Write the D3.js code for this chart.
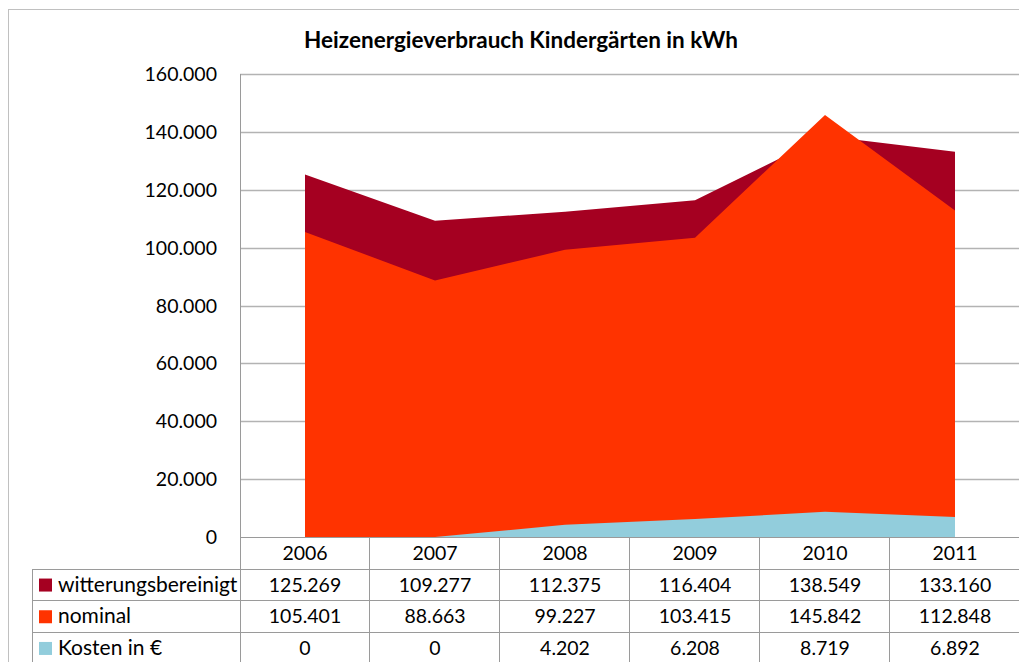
<!DOCTYPE html>
<html>
<head>
<meta charset="utf-8">
<script src="https://cdn.jsdelivr.net/npm/d3@7"></script>
<style>
  body { margin: 0; background: #fff; }
  svg { display: block; font-family: Lato, "Open Sans", sans-serif; }
</style>
</head>
<body>
<div id="chart"></div>
<script>
// data
const years = ["2006", "2007", "2008", "2009", "2010", "2011"];
const witterungsbereinigt = [125269, 109277, 112375, 116404, 138549, 133160];
const nominal = [105401, 88663, 99227, 103415, 145842, 112848];
const kosten = [0, 0, 4202, 6208, 8719, 6892];
const yTicks = [0, 20000, 40000, 60000, 80000, 100000, 120000, 140000, 160000];

const seriesList = [
  { name: "witterungsbereinigt", values: witterungsbereinigt, color: "#a50021" },
  { name: "nominal", values: nominal, color: "#ff3300" },
  { name: "Kosten in €", values: kosten, color: "#92cddc" }
];

const width = 1019, height = 662;
const plot = { left: 240, right: 1020, top: 74, bottom: 537 };
const rowH = 31.7;
const tableLeft = 32;

const de = d3.formatLocale({ decimal: ",", thousands: ".", grouping: [3], currency: ["", " €"] });
const fmt = de.format(",.0f");

const svg = d3.select("#chart").append("svg")
  .attr("width", width)
  .attr("height", height);

// outer chart border
svg.append("rect")
  .attr("x", 8.5).attr("y", 9.5)
  .attr("width", 1100).attr("height", 700)
  .attr("fill", "none").attr("stroke", "#c0c0c0");

const x = d3.scaleBand().domain(years).range([plot.left, plot.right]);
const y = d3.scaleLinear().domain([0, 160000]).range([plot.bottom, plot.top]);
const cx = (i) => x(years[i]) + x.bandwidth() / 2;

// title
svg.append("text")
  .attr("x", 521).attr("y", 48)
  .attr("text-anchor", "middle")
  .attr("font-size", 22.5).attr("font-weight", "bold")
  .attr("fill", "#000")
  .text("Heizenergieverbrauch Kindergärten in kWh");

// gridlines
svg.append("g")
  .selectAll("line")
  .data(yTicks.slice(1))
  .enter()
  .append("line")
  .attr("x1", plot.left).attr("x2", plot.right)
  .attr("y1", (d) => Math.round(y(d)) + 0.5)
  .attr("y2", (d) => Math.round(y(d)) + 0.5)
  .attr("stroke", "#b3b3b3").attr("stroke-width", 1.3);

// areas (overlapping, not stacked)
const area = d3.area()
  .x((d, i) => cx(i))
  .y0(y(0))
  .y1((d) => y(d));

svg.append("g")
  .selectAll("path")
  .data(seriesList)
  .enter()
  .append("path")
  .attr("d", (s) => area(s.values))
  .attr("fill", (s) => s.color);

// y axis labels
svg.append("g")
  .selectAll("text")
  .data(yTicks)
  .enter()
  .append("text")
  .attr("x", 217)
  .attr("y", (d) => y(d) + 7)
  .attr("text-anchor", "end")
  .attr("font-size", 19.5)
  .attr("fill", "#000")
  .text((d) => fmt(d));

// y axis line
svg.append("line")
  .attr("x1", plot.left + 0.5).attr("x2", plot.left + 0.5)
  .attr("y1", plot.top).attr("y2", height)
  .attr("stroke", "#9a9a9a");

// data table
const table = svg.append("g");
const lineColor = "#9a9a9a";

// header line (axis)
table.append("line")
  .attr("x1", plot.left).attr("x2", plot.right)
  .attr("y1", plot.bottom + 0.5).attr("y2", plot.bottom + 0.5)
  .attr("stroke", lineColor);

// row lines
[1, 2, 3].forEach((r) => {
  const yy = Math.round(plot.bottom + r * rowH) + 0.5;
  table.append("line")
    .attr("x1", tableLeft).attr("x2", plot.right)
    .attr("y1", yy).attr("y2", yy)
    .attr("stroke", lineColor);
});

// legend column left line
table.append("line")
  .attr("x1", tableLeft + 0.5).attr("x2", tableLeft + 0.5)
  .attr("y1", Math.round(plot.bottom + rowH)).attr("y2", height)
  .attr("stroke", lineColor);

// column lines
table.selectAll(".col")
  .data(years.slice(1))
  .enter()
  .append("line")
  .attr("x1", (d) => Math.round(x(d)) - 0.5)
  .attr("x2", (d) => Math.round(x(d)) - 0.5)
  .attr("y1", plot.bottom).attr("y2", height)
  .attr("stroke", lineColor);

// year labels
table.selectAll(".yr")
  .data(years)
  .enter()
  .append("text")
  .attr("x", (d, i) => cx(i))
  .attr("y", plot.bottom + rowH / 2 + 7)
  .attr("text-anchor", "middle")
  .attr("font-size", 19.5)
  .text((d) => d);

// series rows
seriesList.forEach((s, r) => {
  const top = plot.bottom + (r + 1) * rowH;
  table.append("rect")
    .attr("x", 39).attr("y", top + rowH / 2 - 6)
    .attr("width", 13).attr("height", 13)
    .attr("fill", s.color);
  table.append("text")
    .attr("x", 58).attr("y", top + rowH / 2 + 7)
    .attr("font-size", 21)
    .text(s.name);
  table.selectAll(null)
    .data(s.values)
    .enter()
    .append("text")
    .attr("x", (d, i) => cx(i))
    .attr("y", top + rowH / 2 + 7)
    .attr("text-anchor", "middle")
    .attr("font-size", 19.5)
    .text((d) => fmt(d));
});
</script>
</body>
</html>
════
*WRITTEN EXERCISE*
Give again, exactly, the lines from the start of the data through the one holding "120000, 140000, 160000];"; omit the pictures.

*WORKED SOLUTION*
Write the D3.js code for this chart.
<!DOCTYPE html>
<html>
<head>
<meta charset="utf-8">
<script src="https://cdn.jsdelivr.net/npm/d3@7"></script>
<style>
  body { margin: 0; background: #fff; }
  svg { display: block; font-family: Lato, "Open Sans", sans-serif; }
</style>
</head>
<body>
<div id="chart"></div>
<script>
// data
const years = ["2006", "2007", "2008", "2009", "2010", "2011"];
const witterungsbereinigt = [125269, 109277, 112375, 116404, 138549, 133160];
const nominal = [105401, 88663, 99227, 103415, 145842, 112848];
const kosten = [0, 0, 4202, 6208, 8719, 6892];
const yTicks = [0, 20000, 40000, 60000, 80000, 100000, 120000, 140000, 160000];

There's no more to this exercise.